* **Required task**:
Repeat the records below exactly, from the first line through the line containing "import plotly.graph_objects as go", and leave out any pictures.

▬▬▬▬▬▬

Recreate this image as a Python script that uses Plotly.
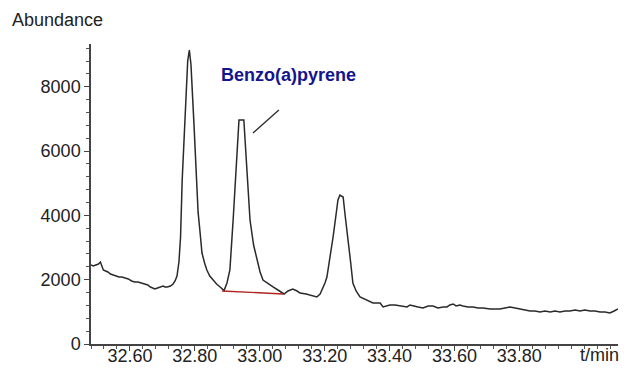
import plotly.graph_objects as go

# Chromatogram trace (retention time in min, abundance)
time_min = [
    32.480, 32.487, 32.495, 32.503, 32.509, 32.513, 32.518, 32.525, 32.532, 32.540,
    32.548, 32.557, 32.566, 32.575, 32.585, 32.595, 32.605, 32.615, 32.625, 32.635,
    32.645, 32.655, 32.663, 32.670, 32.677, 32.685, 32.695, 32.702, 32.708, 32.715,
    32.725, 32.733, 32.739, 32.745, 32.751, 32.756, 32.761, 32.770, 32.778, 32.783,
    32.788, 32.797, 32.804, 32.810, 32.816, 32.822, 32.830, 32.837, 32.846, 32.856,
    32.867, 32.878, 32.885, 32.890, 32.899, 32.908, 32.918, 32.927, 32.936, 32.951,
    32.961, 32.970, 32.981, 32.992, 33.001, 33.010, 33.026, 33.041, 33.056, 33.069,
    33.075, 33.087, 33.102, 33.115, 33.124, 33.143, 33.161, 33.176, 33.186, 33.195,
    33.201, 33.207, 33.217, 33.226, 33.235, 33.241, 33.247, 33.257, 33.263, 33.272,
    33.280, 33.287, 33.297, 33.309, 33.321, 33.331, 33.340, 33.349, 33.361, 33.371,
    33.380, 33.392, 33.401, 33.417, 33.432, 33.445, 33.454, 33.463, 33.472, 33.488,
    33.503, 33.519, 33.534, 33.549, 33.565, 33.577, 33.586, 33.596, 33.605, 33.617,
    33.626, 33.642, 33.657, 33.673, 33.688, 33.710, 33.731, 33.740, 33.756, 33.771,
    33.787, 33.802, 33.817, 33.833, 33.848, 33.864, 33.879, 33.895, 33.910, 33.925,
    33.941, 33.956, 33.972, 33.987, 34.002, 34.018, 34.033, 34.049, 34.064, 34.079,
    34.092, 34.104,
]
abundance = [
    2457, 2426, 2457, 2488, 2550, 2426, 2301, 2270, 2239, 2177,
    2146, 2115, 2084, 2084, 2053, 2022, 1959, 1928, 1928, 1897,
    1866, 1835, 1773, 1742, 1711, 1742, 1773, 1804, 1773, 1773,
    1804, 1866, 1959, 2115, 2550, 3328, 5100, 7120, 8800, 9143,
    8700, 6900, 5100, 4100, 3483, 2830, 2519, 2301, 2115, 1990,
    1866, 1773, 1711, 1660, 1897, 2301, 3856, 5411, 6966, 6966,
    5411, 3856, 3079, 2612, 2239, 1990, 1866, 1773, 1679, 1586,
    1555, 1648, 1711, 1648, 1586, 1555, 1493, 1462, 1555, 1742,
    1897, 2084, 2706, 3328, 4012, 4478, 4634, 4572, 4012, 3328,
    2550, 1897, 1648, 1462, 1400, 1368, 1306, 1275, 1275, 1275,
    1151, 1182, 1213, 1213, 1182, 1151, 1151, 1213, 1182, 1151,
    1120, 1182, 1182, 1120, 1151, 1151, 1213, 1244, 1182, 1213,
    1182, 1151, 1151, 1120, 1120, 1088, 1088, 1088, 1120, 1151,
    1120, 1088, 1057, 1026, 1026, 995, 1026, 995, 1026, 995,
    1026, 1026, 1057, 1026, 1057, 1026, 1026, 995, 995, 964,
    1026, 1088,
]

# Integration baseline under the Benzo(a)pyrene peak
baseline_time = [32.884, 33.072]
baseline_abund = [1648, 1555]

# Leader line from label to peak
leader_time = [32.979, 33.059]
leader_abund = [6562, 7277]

label_text = "Benzo(a)pyrene"
label_time = 33.09
label_abund = 8366

x_tickvals = [32.60, 32.80, 33.00, 33.20, 33.40, 33.60, 33.80]
y_tickvals = [0, 2000, 4000, 6000, 8000]

FONT = "Liberation Sans, Arial, sans-serif"

fig = go.Figure()
fig.add_trace(go.Scatter(x=time_min, y=abundance, mode="lines",
                         line=dict(color="#2a2a2a", width=1.5), hoverinfo="skip"))
fig.add_trace(go.Scatter(x=baseline_time, y=baseline_abund, mode="lines",
                         line=dict(color="#b22222", width=1.4), hoverinfo="skip"))
fig.add_trace(go.Scatter(x=leader_time, y=leader_abund, mode="lines",
                         line=dict(color="#2a2a2a", width=1.3), hoverinfo="skip"))

fig.add_annotation(x=label_time, y=label_abund, text="<b>" + label_text + "</b>",
                   showarrow=False, font=dict(family=FONT, size=18, color="#14148c"))
fig.add_annotation(xref="paper", yref="paper", x=-0.154, y=1.08, xanchor="left",
                   yanchor="middle", text="Abundance", showarrow=False,
                   font=dict(family=FONT, size=18, color="#222222"))
fig.add_annotation(xref="paper", yref="paper", x=1.005, y=-0.037, xanchor="right",
                   yanchor="middle", text="t/min", showarrow=False,
                   font=dict(family=FONT, size=18, color="#222222"))

fig.update_layout(
    width=627, height=369,
    margin=dict(l=91, r=9, t=44, b=25),
    paper_bgcolor="white", plot_bgcolor="white",
    showlegend=False,
    font=dict(family=FONT, size=18, color="#222222"),
)
fig.update_xaxes(
    range=[32.48, 34.104], showgrid=False, zeroline=False, automargin=False,
    showline=True, linecolor="#444444", linewidth=1.5,
    tickmode="array", tickvals=x_tickvals, ticktext=[f"{v:.2f}" for v in x_tickvals],
    ticks="outside", ticklen=5, tickwidth=1.2, tickcolor="#444444",
    ticklabelstandoff=-10,
    minor=dict(dtick=0.04, tick0=32.48, ticks="outside", ticklen=3, tickwidth=1, tickcolor="#555555"),
)
fig.update_yaxes(
    range=[0, 9330], showgrid=False, zeroline=False, automargin=False,
    showline=True, linecolor="#444444", linewidth=1.5,
    tickmode="array", tickvals=y_tickvals,
    ticks="outside", ticklen=5, tickwidth=1.2, tickcolor="#444444",
    minor=dict(dtick=400, tick0=0, ticks="outside", ticklen=3, tickwidth=1, tickcolor="#555555"),
)

fig.write_html("out.html")
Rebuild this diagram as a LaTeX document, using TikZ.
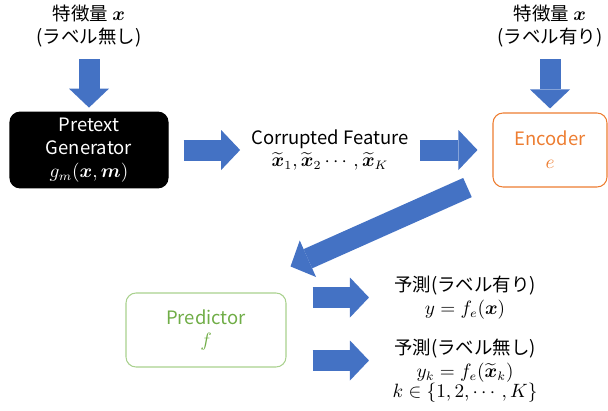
\documentclass[tikz,border=0pt]{standalone}
\usepackage{amsmath}
\usepackage{fontspec}
\setmainfont{Noto Sans CJK JP}
\usetikzlibrary{arrows.meta}

\definecolor{arrowblue}{RGB}{68,114,196}
\definecolor{encorange}{RGB}{237,125,49}
\definecolor{predgreen}{RGB}{112,173,71}
\definecolor{predline}{RGB}{169,209,142}

\begin{document}
\begin{tikzpicture}[font=\fontsize{10.5}{13}\selectfont,
	bigarrow/.style={draw=arrowblue, line width=0.42cm, -{Triangle[length=0.38cm, width=0.8cm, line width=0pt]}},
	box/.style={rectangle, draw, line width=0.6pt, rounded corners=0.2cm, minimum height=1.48cm, align=center}]

		\useasboundingbox (0,0) rectangle (12.16,-8.2);

		\node[align=center] (inx) at (1.78,-0.52) {特徴量 $\boldsymbol{x}$\\(ラベル無し)};
		\node[align=center] (inxl) at (11.0,-0.52) {特徴量 $\boldsymbol{x}$\\(ラベル有り)};

		\node[box, fill=black, text=white, minimum width=3.16cm] (gen) at (1.78,-3.0) {Pretext\\Generator\\$g_m(\boldsymbol{x},\boldsymbol{m})$};
		\node[align=center] (corr) at (6.6,-3.0) {Corrupted Feature\\$\widetilde{\boldsymbol{x}}_1,\widetilde{\boldsymbol{x}}_2\cdots,\widetilde{\boldsymbol{x}}_K$};
		\node[box, draw=encorange, text=encorange, minimum width=2.28cm] (enc) at (11.0,-3.0) {Encoder\\$e$};

		\node[box, draw=predline, text=predgreen, minimum width=3.2cm] (pred) at (4.12,-6.6) {Predictor\\$f$};
		\node[align=center] (outl) at (9.3,-5.95) {予測(ラベル有り)\\$y=f_e(\boldsymbol{x})$};
		\node[align=center] (outu) at (9.3,-7.21) {予測(ラベル無し)\\$y_k=f_e(\widetilde{\boldsymbol{x}}_k)$};
		\node (kset) at (9.3,-7.86) {$k\in\{1,2,\cdots,K\}$};

		\draw[bigarrow] ([yshift=-0.12cm]inx.south) -- ([yshift=0.08cm]gen.north);
		\draw[bigarrow] ([yshift=-0.12cm]inxl.south) -- ([yshift=0.08cm]enc.north);
		\draw[bigarrow] ([xshift=0.3cm]gen.east) -- ([xshift=-0.1cm]corr.west);
		\draw[bigarrow] ([xshift=0.1cm]corr.east) -- ([xshift=-0.3cm]enc.west);
		\draw[bigarrow] ([xshift=-0.5cm]enc.south west) -- ([xshift=0.08cm,yshift=0.52cm]pred.north east);
		\draw[bigarrow] ([xshift=0.52cm]pred.east |- outl.west) -- ([xshift=-0.38cm]outl.west);
		\draw[bigarrow] ([xshift=0.52cm]pred.east |- outu.west) -- ([xshift=-0.38cm]outu.west);
    \end{tikzpicture}
\end{document}
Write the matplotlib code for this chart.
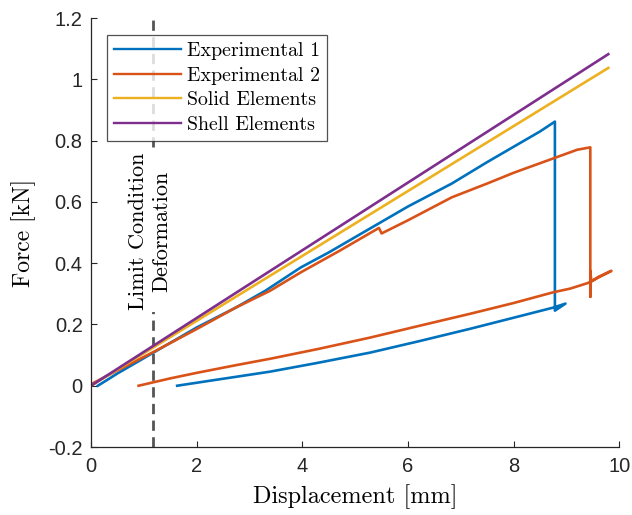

▬▬▬▬▬▬

* **Response**:
Recreate this image as a Python script that uses Plotly.
import plotly.graph_objects as go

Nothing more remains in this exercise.